Alas, I'm sorry if I gave the impression that I didn't have a problem. I do very much have a problem -- it's just that I don't have a solution!! Or at least not a clear and simple one. I've given this some thought over time and it's driven me to become a Bayesian at heart. I feel like a Catholic priest who, in his heart, has converted to Buddhism but has to keep his job. So I still practice Frequentism, outwardly anyways, and try to help students practice it as best I can.

What's a reasonable way to handle multiple testing in practice? Definitely not to rummage through tons of data and models, find a significant nugget and report a test with an unadjusted p-value as if it were a hypothesis formulated a priori. That leads to the Tower of Babel. (I apologize for using metaphors that might not be familiar -- admittedly a poor one in this case -- but they're easy and fun to google).

The opposite extreme, imposing a single family-wise alpha on all hypotheses in a study, is almost as egregious although much less likely to be seen in practice because a statistician who insisted on always doing this would have no clients.

So we need to distinguish somehow between reasonable prior hypotheses and nuggets we've discovered while rummaging.

One problem is that most clients don't come with a nicely organized list of prior hypotheses.
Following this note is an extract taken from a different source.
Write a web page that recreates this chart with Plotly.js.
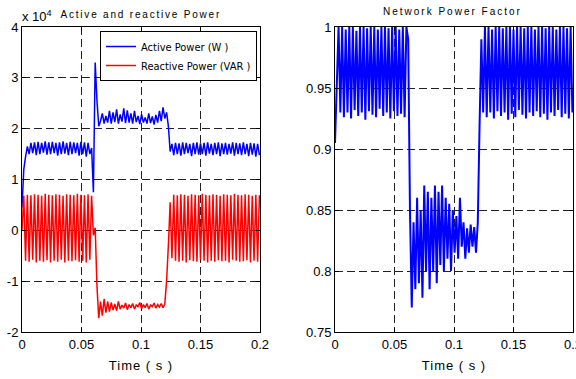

They expect the statistician to do that. But the statistician can't really do it until she's played with the problem and done some analysis -- at which point she's compromised.

Is there a way out?

Suppose one had carefully formulated 100 prior hypotheses. How does being a prior hypothesis justify not adjusting for multiple hypothesis testing? It's okay not to adjust provided you plan to report the results for all 100 hypotheses whether each is significant or not. That way, if only 5 of them end up significant -- at the 0.05 level of course, the reader can readily judge that the researcher is not very astute at formulating plausible hypotheses. And the 5 of 100 that ended up significant might well have done so by chance.

If you have a secret list of 100 prior hypotheses and only reveal the 5 that ended up significant then you are seriously misleading your reader.

So I propose a 'test' to determine whether a hypothesis is a reasonable prior hypothesis even if you didn't happen to have thought about it at the onset: Is is something so central to the research questions that you could convince someone that you would have planned to discuss it whether it turned out to be significant or not? In that case I think it's okay to treat it as a prior hypothesis and report its p-value without adjustment along, of course, with all the the other hypotheses, significant or not, that you 'planned' to report.

If it's a 'discovered hypothesis' then you should report, in addition to the ordinary p-value, some adjusted p-value with a brief discussion of the reason for the adjustment. The appropriate method for adjustment is rarely clear but doing it is a signal to the reader that there is a problem. This is a nod to a Bayesian approach. You are giving your reader a choice of p-values that will depend on his attitude towards the hypothesis. Even if a reader who knows nothing about Frequentism or Bayesianism, one who thinks that the alternative hypothesis is very plausible might be happy to take the unadjusted p-value but one who feels that it's far-fetched would be attracted to the adjusted p-value which reflects a greater degree of skepticism about the hypothesis.

Thanks for the motivation to try to write down these ideas.

All the best, Georges